▶ [Exercise details]
Nothing but the lines from the top of the data to the line holding "from matplotlib.ticker import FuncFormatter" should be printed, word for word and both ends included; leave the pictures out.

▶ [Provided data]
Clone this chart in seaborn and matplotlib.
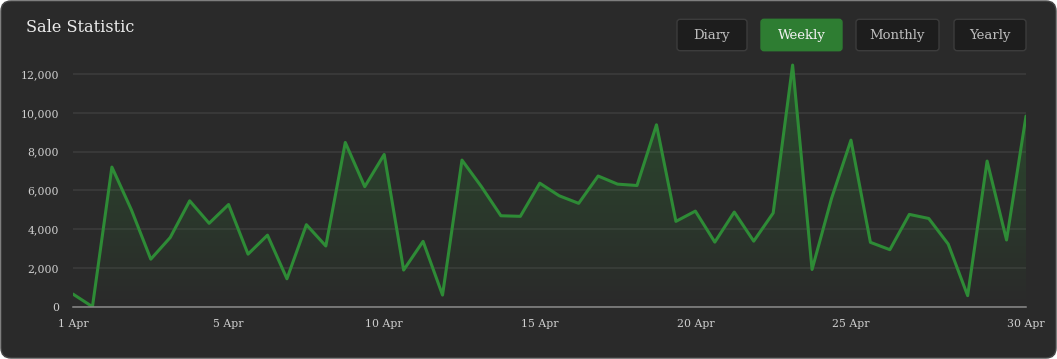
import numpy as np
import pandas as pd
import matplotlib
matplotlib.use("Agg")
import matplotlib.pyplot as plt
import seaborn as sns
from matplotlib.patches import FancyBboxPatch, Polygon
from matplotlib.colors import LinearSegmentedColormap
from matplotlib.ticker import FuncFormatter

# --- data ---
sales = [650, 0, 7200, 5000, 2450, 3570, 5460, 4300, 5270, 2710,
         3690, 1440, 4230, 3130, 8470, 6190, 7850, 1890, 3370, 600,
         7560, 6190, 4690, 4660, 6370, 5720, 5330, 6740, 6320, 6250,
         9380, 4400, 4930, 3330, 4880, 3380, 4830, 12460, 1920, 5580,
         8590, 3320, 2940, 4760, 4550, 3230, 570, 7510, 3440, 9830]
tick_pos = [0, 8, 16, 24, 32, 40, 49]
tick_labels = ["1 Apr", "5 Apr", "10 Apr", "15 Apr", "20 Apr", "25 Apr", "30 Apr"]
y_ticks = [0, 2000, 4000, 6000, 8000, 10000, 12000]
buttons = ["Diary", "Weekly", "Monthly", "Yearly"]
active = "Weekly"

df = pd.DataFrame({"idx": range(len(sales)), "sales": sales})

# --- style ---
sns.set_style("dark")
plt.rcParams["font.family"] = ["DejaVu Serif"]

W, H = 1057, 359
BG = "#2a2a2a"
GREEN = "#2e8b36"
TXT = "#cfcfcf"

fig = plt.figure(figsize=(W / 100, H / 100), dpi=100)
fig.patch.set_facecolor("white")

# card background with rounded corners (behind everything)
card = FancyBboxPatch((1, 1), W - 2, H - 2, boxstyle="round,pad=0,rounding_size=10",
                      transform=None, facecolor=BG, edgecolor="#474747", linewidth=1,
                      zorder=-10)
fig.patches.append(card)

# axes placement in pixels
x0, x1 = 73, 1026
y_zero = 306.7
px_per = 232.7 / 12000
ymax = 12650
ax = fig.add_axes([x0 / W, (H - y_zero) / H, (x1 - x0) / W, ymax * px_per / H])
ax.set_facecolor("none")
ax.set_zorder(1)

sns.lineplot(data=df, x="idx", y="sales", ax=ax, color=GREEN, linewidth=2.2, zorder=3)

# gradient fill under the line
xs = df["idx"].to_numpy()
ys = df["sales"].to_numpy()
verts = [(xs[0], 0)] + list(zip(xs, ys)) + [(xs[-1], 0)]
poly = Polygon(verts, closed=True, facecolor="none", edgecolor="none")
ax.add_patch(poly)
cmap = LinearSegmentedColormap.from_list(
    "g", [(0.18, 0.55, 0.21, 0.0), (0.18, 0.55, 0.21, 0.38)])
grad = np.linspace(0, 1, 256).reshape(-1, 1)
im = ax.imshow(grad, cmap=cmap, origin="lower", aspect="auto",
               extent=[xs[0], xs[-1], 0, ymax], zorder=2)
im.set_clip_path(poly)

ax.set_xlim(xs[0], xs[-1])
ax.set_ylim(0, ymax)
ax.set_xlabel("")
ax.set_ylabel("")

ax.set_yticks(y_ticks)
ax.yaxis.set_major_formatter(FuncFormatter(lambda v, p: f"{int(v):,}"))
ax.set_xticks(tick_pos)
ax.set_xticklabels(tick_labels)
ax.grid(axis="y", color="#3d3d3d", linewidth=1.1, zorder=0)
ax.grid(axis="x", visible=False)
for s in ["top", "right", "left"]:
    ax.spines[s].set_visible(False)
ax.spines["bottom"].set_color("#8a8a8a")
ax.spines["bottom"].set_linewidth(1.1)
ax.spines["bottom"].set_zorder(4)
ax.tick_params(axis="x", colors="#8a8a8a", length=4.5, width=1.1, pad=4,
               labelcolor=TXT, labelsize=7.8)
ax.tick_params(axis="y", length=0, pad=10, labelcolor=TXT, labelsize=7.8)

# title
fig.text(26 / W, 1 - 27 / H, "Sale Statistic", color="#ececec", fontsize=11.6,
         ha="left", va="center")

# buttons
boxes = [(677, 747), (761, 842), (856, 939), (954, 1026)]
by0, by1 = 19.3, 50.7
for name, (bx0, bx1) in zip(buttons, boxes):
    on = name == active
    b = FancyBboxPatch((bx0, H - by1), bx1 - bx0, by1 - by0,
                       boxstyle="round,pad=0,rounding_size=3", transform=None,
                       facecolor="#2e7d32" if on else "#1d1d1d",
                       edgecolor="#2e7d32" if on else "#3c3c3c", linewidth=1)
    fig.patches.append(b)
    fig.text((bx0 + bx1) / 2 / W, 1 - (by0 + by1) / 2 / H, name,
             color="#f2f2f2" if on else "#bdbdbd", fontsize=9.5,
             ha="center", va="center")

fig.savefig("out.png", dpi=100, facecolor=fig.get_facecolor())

▶ [Exercise response]
Clone this chart in seaborn and matplotlib.
import numpy as np
import pandas as pd
import matplotlib
matplotlib.use("Agg")
import matplotlib.pyplot as plt
import seaborn as sns
from matplotlib.patches import FancyBboxPatch, Polygon
from matplotlib.colors import LinearSegmentedColormap
from matplotlib.ticker import FuncFormatter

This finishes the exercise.